- WHAT TO WORK ON
Write the data out again, character for character, with no images.

- RAW DATA
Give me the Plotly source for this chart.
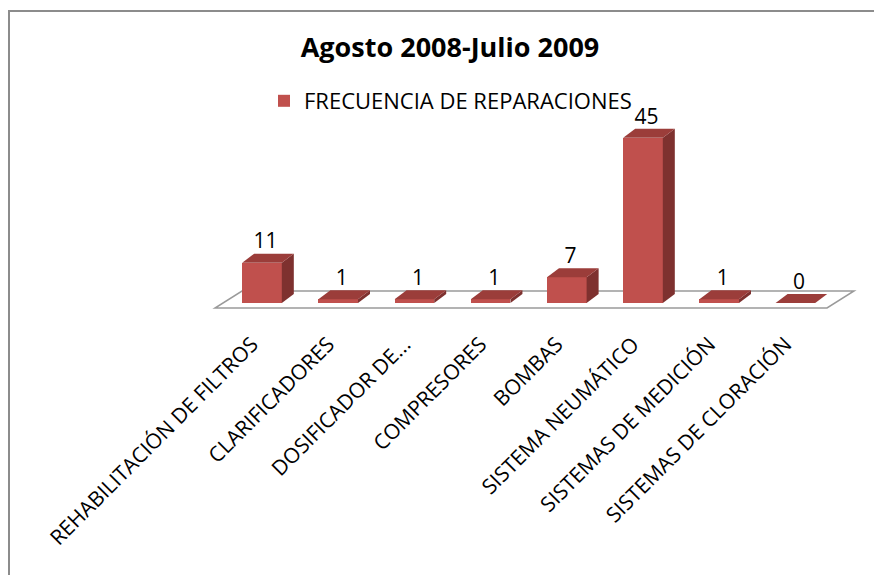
import plotly.graph_objects as go

# ------------------------------------------------------------
# Data
# ------------------------------------------------------------
categories = [
    'REHABILITACIÓN DE FILTROS',
    'CLARIFICADORES',
    'DOSIFICADOR DE...',
    'COMPRESORES',
    'BOMBAS',
    'SISTEMA NEUMÁTICO',
    'SISTEMAS DE MEDICIÓN',
    'SISTEMAS DE CLORACIÓN',
]
frecuencia = [11, 1, 1, 1, 7, 45, 1, 0]
series_name = 'FRECUENCIA DE REPARACIONES'
title_text = 'Agosto 2008-Julio 2009'

# ------------------------------------------------------------
# Styling / geometry of the fake 3D look
# (pixel values are measured on the screenshot; the page body
#  adds an 8px margin, so OFF is taken away from them)
# ------------------------------------------------------------
W, H = 882, 575
OFF = 8
L, R, T, B = 200, 22, 92, 256           # plot area margins (px, figure coords)
px_per_cat = 76.2                       # px per category step
px_per_unit = 3.67                      # px per value unit
x_first = 262 - OFF                     # pixel centre of first category
y_zero = 303 - OFF                      # pixel of value 0

pw, ph = W - L - R, H - T - B
xr = [(L - x_first) / px_per_cat, (W - R - x_first) / px_per_cat]
yr = [-(H - B - y_zero) / px_per_unit, (y_zero - T) / px_per_unit]

bar_w = 0.52
dx, dy = 12 / px_per_cat, 9 / px_per_unit        # bar depth
fdx, fdy = 27 / px_per_cat, 17 / px_per_unit     # floor depth
floor_x0, floor_x1 = -0.617, 7.415
floor_y0 = -5 / px_per_unit

c_front = '#C0504D'
c_top = '#9B3D3A'
c_side = '#7E312F'
font = 'Open Sans, DejaVu Sans, sans-serif'


def px_to_paper_x(px):
    return (px - OFF - L) / pw


def px_to_paper_y(py):
    return ((H - B) - (py - OFF)) / ph


idx = list(range(len(categories)))

fig = go.Figure()

fig.add_trace(go.Bar(
    x=idx, y=frecuencia, width=bar_w,
    name=series_name,
    marker=dict(color=c_front, line=dict(width=0)),
    hovertemplate='%{customdata}: %{y}<extra></extra>',
    customdata=categories,
))

fig.add_trace(go.Scatter(
    x=[i + dx * 0.3 for i in idx],
    y=[v + dy for v in frecuencia],
    mode='text',
    text=[str(v) for v in frecuencia],
    textposition='top center',
    textfont=dict(family=font, size=21, color='black'),
    showlegend=False,
    hoverinfo='skip',
))

shapes = []

# floor
shapes.append(dict(
    type='path', xref='x', yref='y', layer='below',
    path=(f'M{floor_x0},{floor_y0} L{floor_x1},{floor_y0} '
          f'L{floor_x1 + fdx},{floor_y0 + fdy} L{floor_x0 + fdx},{floor_y0 + fdy} Z'),
    fillcolor='white', line=dict(color='#9a9a9a', width=1.5),
))

# side and top faces of each bar
for i, v in zip(idx, frecuencia):
    xl, xh = i - bar_w / 2, i + bar_w / 2
    shapes.append(dict(
        type='path', xref='x', yref='y', layer='above',
        path=f'M{xh},0 L{xh + dx},{dy} L{xh + dx},{v + dy} L{xh},{v} Z',
        fillcolor=c_side, line=dict(width=0),
    ))
    shapes.append(dict(
        type='path', xref='x', yref='y', layer='above',
        path=f'M{xl},{v} L{xl + dx},{v + dy} L{xh + dx},{v + dy} L{xh},{v} Z',
        fillcolor=c_top, line=dict(width=0),
    ))

# outer frame (runs off the right/bottom edge like the reference)
shapes.append(dict(
    type='rect', xref='paper', yref='paper', layer='above',
    x0=px_to_paper_x(9), x1=px_to_paper_x(W + 30),
    y0=px_to_paper_y(H + 30), y1=px_to_paper_y(11),
    line=dict(color='#8c8c8c', width=2), fillcolor='rgba(0,0,0,0)',
))

fig.update_layout(
    width=W, height=H,
    margin=dict(l=L, r=R, t=T, b=B, autoexpand=False),
    paper_bgcolor='white', plot_bgcolor='white',
    font=dict(family=font, size=20, color='black'),
    title=dict(
        text=f'<b>{title_text}</b>',
        x=(450 - OFF) / W, xref='container', xanchor='center',
        y=1 - (48 - OFF) / H, yref='container', yanchor='middle',
        font=dict(family=font, size=27, color='black'),
    ),
    showlegend=True,
    legend=dict(
        orientation='h',
        x=px_to_paper_x(264), xanchor='left',
        y=px_to_paper_y(101), yanchor='middle',
        font=dict(family=font, size=22, color='black'),
        bgcolor='rgba(0,0,0,0)',
    ),
    xaxis=dict(
        range=xr, tickmode='array', tickvals=idx, ticktext=categories,
        tickangle=-45, showgrid=False, zeroline=False, showline=False,
        ticks='', automargin=False, ticklabelshift=-10,
        tickfont=dict(family=font, size=21, color='black'),
    ),
    yaxis=dict(
        range=yr, showgrid=False, zeroline=False, showline=False,
        showticklabels=False, ticks='', automargin=False,
    ),
    shapes=shapes,
    bargap=0,
)

fig.write_html('out.html')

- WRITTEN RESPONSE
Give me the Plotly source for this chart.
import plotly.graph_objects as go

# ------------------------------------------------------------
# Data
# ------------------------------------------------------------
categories = [
    'REHABILITACIÓN DE FILTROS',
    'CLARIFICADORES',
    'DOSIFICADOR DE...',
    'COMPRESORES',
    'BOMBAS',
    'SISTEMA NEUMÁTICO',
    'SISTEMAS DE MEDICIÓN',
    'SISTEMAS DE CLORACIÓN',
]
frecuencia = [11, 1, 1, 1, 7, 45, 1, 0]
series_name = 'FRECUENCIA DE REPARACIONES'
title_text = 'Agosto 2008-Julio 2009'

# ------------------------------------------------------------
# Styling / geometry of the fake 3D look
# (pixel values are measured on the screenshot; the page body
#  adds an 8px margin, so OFF is taken away from them)
# ------------------------------------------------------------
W, H = 882, 575
OFF = 8
L, R, T, B = 200, 22, 92, 256           # plot area margins (px, figure coords)
px_per_cat = 76.2                       # px per category step
px_per_unit = 3.67                      # px per value unit
x_first = 262 - OFF                     # pixel centre of first category
y_zero = 303 - OFF                      # pixel of value 0

pw, ph = W - L - R, H - T - B
xr = [(L - x_first) / px_per_cat, (W - R - x_first) / px_per_cat]
yr = [-(H - B - y_zero) / px_per_unit, (y_zero - T) / px_per_unit]

bar_w = 0.52
dx, dy = 12 / px_per_cat, 9 / px_per_unit        # bar depth
fdx, fdy = 27 / px_per_cat, 17 / px_per_unit     # floor depth
floor_x0, floor_x1 = -0.617, 7.415
floor_y0 = -5 / px_per_unit

c_front = '#C0504D'
c_top = '#9B3D3A'
c_side = '#7E312F'
font = 'Open Sans, DejaVu Sans, sans-serif'


def px_to_paper_x(px):
    return (px - OFF - L) / pw


def px_to_paper_y(py):
    return ((H - B) - (py - OFF)) / ph


idx = list(range(len(categories)))

fig = go.Figure()

fig.add_trace(go.Bar(
    x=idx, y=frecuencia, width=bar_w,
    name=series_name,
    marker=dict(color=c_front, line=dict(width=0)),
    hovertemplate='%{customdata}: %{y}<extra></extra>',
    customdata=categories,
))

fig.add_trace(go.Scatter(
    x=[i + dx * 0.3 for i in idx],
    y=[v + dy for v in frecuencia],
    mode='text',
    text=[str(v) for v in frecuencia],
    textposition='top center',
    textfont=dict(family=font, size=21, color='black'),
    showlegend=False,
    hoverinfo='skip',
))

shapes = []

# floor
shapes.append(dict(
    type='path', xref='x', yref='y', layer='below',
    path=(f'M{floor_x0},{floor_y0} L{floor_x1},{floor_y0} '
          f'L{floor_x1 + fdx},{floor_y0 + fdy} L{floor_x0 + fdx},{floor_y0 + fdy} Z'),
    fillcolor='white', line=dict(color='#9a9a9a', width=1.5),
))

# side and top faces of each bar
for i, v in zip(idx, frecuencia):
    xl, xh = i - bar_w / 2, i + bar_w / 2
    shapes.append(dict(
        type='path', xref='x', yref='y', layer='above',
        path=f'M{xh},0 L{xh + dx},{dy} L{xh + dx},{v + dy} L{xh},{v} Z',
        fillcolor=c_side, line=dict(width=0),
    ))
    shapes.append(dict(
        type='path', xref='x', yref='y', layer='above',
        path=f'M{xl},{v} L{xl + dx},{v + dy} L{xh + dx},{v + dy} L{xh},{v} Z',
        fillcolor=c_top, line=dict(width=0),
    ))

# outer frame (runs off the right/bottom edge like the reference)
shapes.append(dict(
    type='rect', xref='paper', yref='paper', layer='above',
    x0=px_to_paper_x(9), x1=px_to_paper_x(W + 30),
    y0=px_to_paper_y(H + 30), y1=px_to_paper_y(11),
    line=dict(color='#8c8c8c', width=2), fillcolor='rgba(0,0,0,0)',
))

fig.update_layout(
    width=W, height=H,
    margin=dict(l=L, r=R, t=T, b=B, autoexpand=False),
    paper_bgcolor='white', plot_bgcolor='white',
    font=dict(family=font, size=20, color='black'),
    title=dict(
        text=f'<b>{title_text}</b>',
        x=(450 - OFF) / W, xref='container', xanchor='center',
        y=1 - (48 - OFF) / H, yref='container', yanchor='middle',
        font=dict(family=font, size=27, color='black'),
    ),
    showlegend=True,
    legend=dict(
        orientation='h',
        x=px_to_paper_x(264), xanchor='left',
        y=px_to_paper_y(101), yanchor='middle',
        font=dict(family=font, size=22, color='black'),
        bgcolor='rgba(0,0,0,0)',
    ),
    xaxis=dict(
        range=xr, tickmode='array', tickvals=idx, ticktext=categories,
        tickangle=-45, showgrid=False, zeroline=False, showline=False,
        ticks='', automargin=False, ticklabelshift=-10,
        tickfont=dict(family=font, size=21, color='black'),
    ),
    yaxis=dict(
        range=yr, showgrid=False, zeroline=False, showline=False,
        showticklabels=False, ticks='', automargin=False,
    ),
    shapes=shapes,
    bargap=0,
)

fig.write_html('out.html')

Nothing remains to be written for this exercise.